Mais l’argument du « cheval de Troie » est un peu tortueux et c’est toute la limite de la tactique qui consisterait à faire de l’expression « Sleepy Joe Hidden », pourtant bien trouvée et reprise sans cesse par ses partisans, le pivot de la dénonciation de la menace représentée par une victoire de Biden. Et si, lors des débats opposant les deux candidats, ce dernier se comporte comme il l’a fait lors de ces récentes sorties médiatiques, il sera compliqué de continuer à le traiter d’« endormi »7Trump a déjà trouvé la parade en émettant l’hypothèse que Biden se dope pour ses prestations publiques..
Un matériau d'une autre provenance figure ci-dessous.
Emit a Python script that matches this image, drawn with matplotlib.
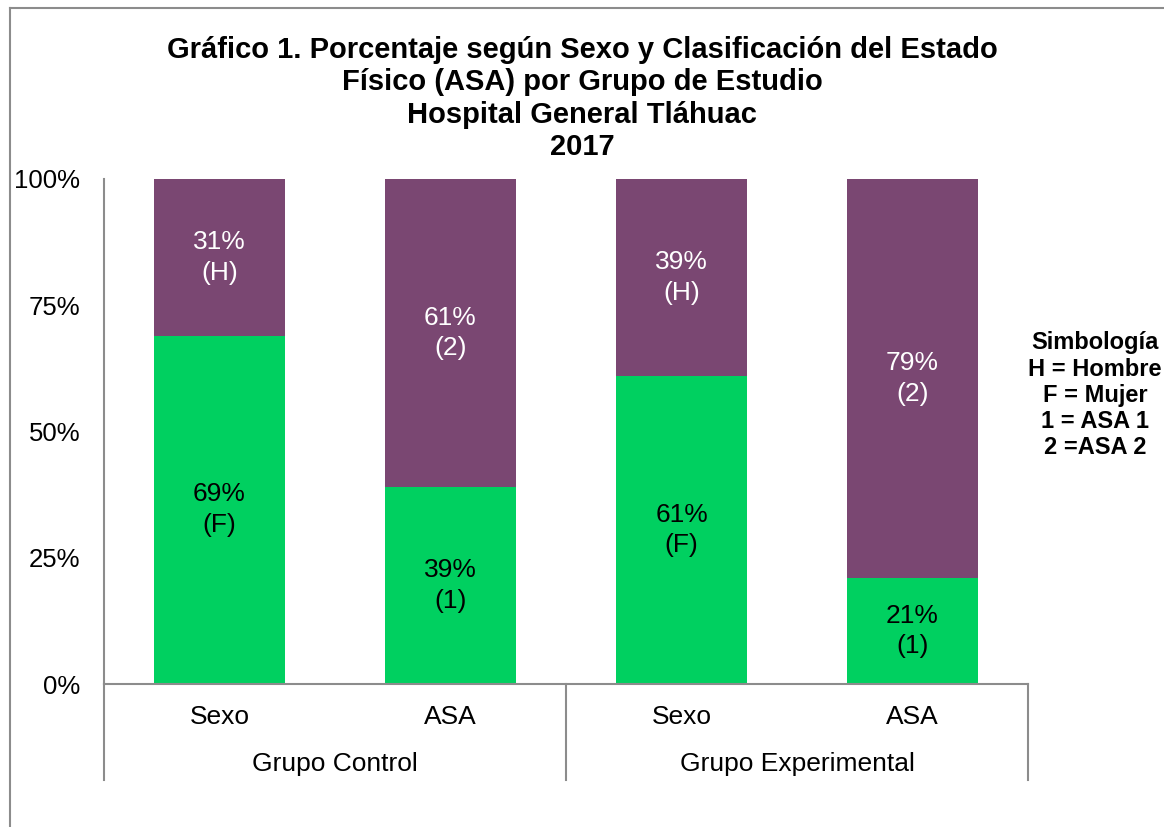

En 2016, Donald Trump avait réussi – et ce n’était pas simple – à résumer dans des slogans ultra-percutants à la fois son « projet » et les faiblesses de son adversaire, et à utiliser ces slogans pour tourner à son avantage ses propres provocations et sa personnalité pour le moins inhabituelle en politique, qui devenaient dès lors une forme de garantie de sa capacité à renverser la table. Tout ceci était résumé par une question qu’il avait notamment posée aux électeurs afro-américains et qui était aussi devenu un des messages clés de sa campagne : « qu’avez-vous à perdre à voter pour moi ? ».

En 2020, Donald Trump n’est plus du tout dans la même situation et il doit renouveler son approche et ses slogans, dont la reprise pure et simple ne pourraient fonctionner, au mieux, qu’avec ses plus fervents supporters. On l’a dit : son projet reste flou ; son adversaire prête moins facilement le flanc à ses critiques et bénéficie d’une image bien différente d’Hillary Clinton ; pour reprendre la formule d’Hillary Clinton elle-même lors de la convention démocrate, la pandémie, l’affaire George Floyd et ses suites ou les multiples incidents ayant émaillé les quatre dernières années, ont montré ce qu’ils avaient à perdre aux électeurs ayant tenté l’expérience du candidat atypique.

Ces nouveaux slogans et cette nouvelle approche, Trump ne les a manifestement pas encore trouvés. C’est aussi la preuve qu’il oscille encore entre plusieurs grands choix tactiques qui s’offrent encore à lui pour tenter de revenir dans la course (on y reviendra dans une prochaine chronique), que ce soit concernant le thème de campagne à privilégier, l’angle d’attaque le plus pertinent contre Joe Biden.

Mais le temps presse désormais pour imprimer ses messages dans l’esprit des électeurs. Depuis la fin des conventions, la campagne est entrée dans sa dernière ligne droite et s’intensifie. Si l’exposition médiatique des candidats augmente encore (ce qui bénéficie au Président sortant, clairement davantage sur le devant de la scène que son concurrent), l’audience s’est élargie à un public qui s’est peu intéressé à la campagne jusqu’à présent. Il s’agit donc maintenant de marteler des messages clairs et ramassés capables d’atteindre les électeurs peu politisés qui sont à chaque élection décisifs pour le résultat final.

Si l’élection a lieu dans 50 jours, le premier débat présidentiel est, lui, programmé dès le 29 septembre. En deux semaines, s’il veut gagner ce débat, sur lequel il compte beaucoup, sans tout miser sur un effondrement de son adversaire, Trump doit impérativement trouver les « punchlines » et les slogans efficaces qui lui font manifestement défaut jusqu’à présent.

Il en est capable, si tant est qu’il arrive à se remettre un peu en question, à s’extraire de la bulle des courtisans qui l’entourent et à admettre que 2020 n’est peut-être pas un simple remake de 2016.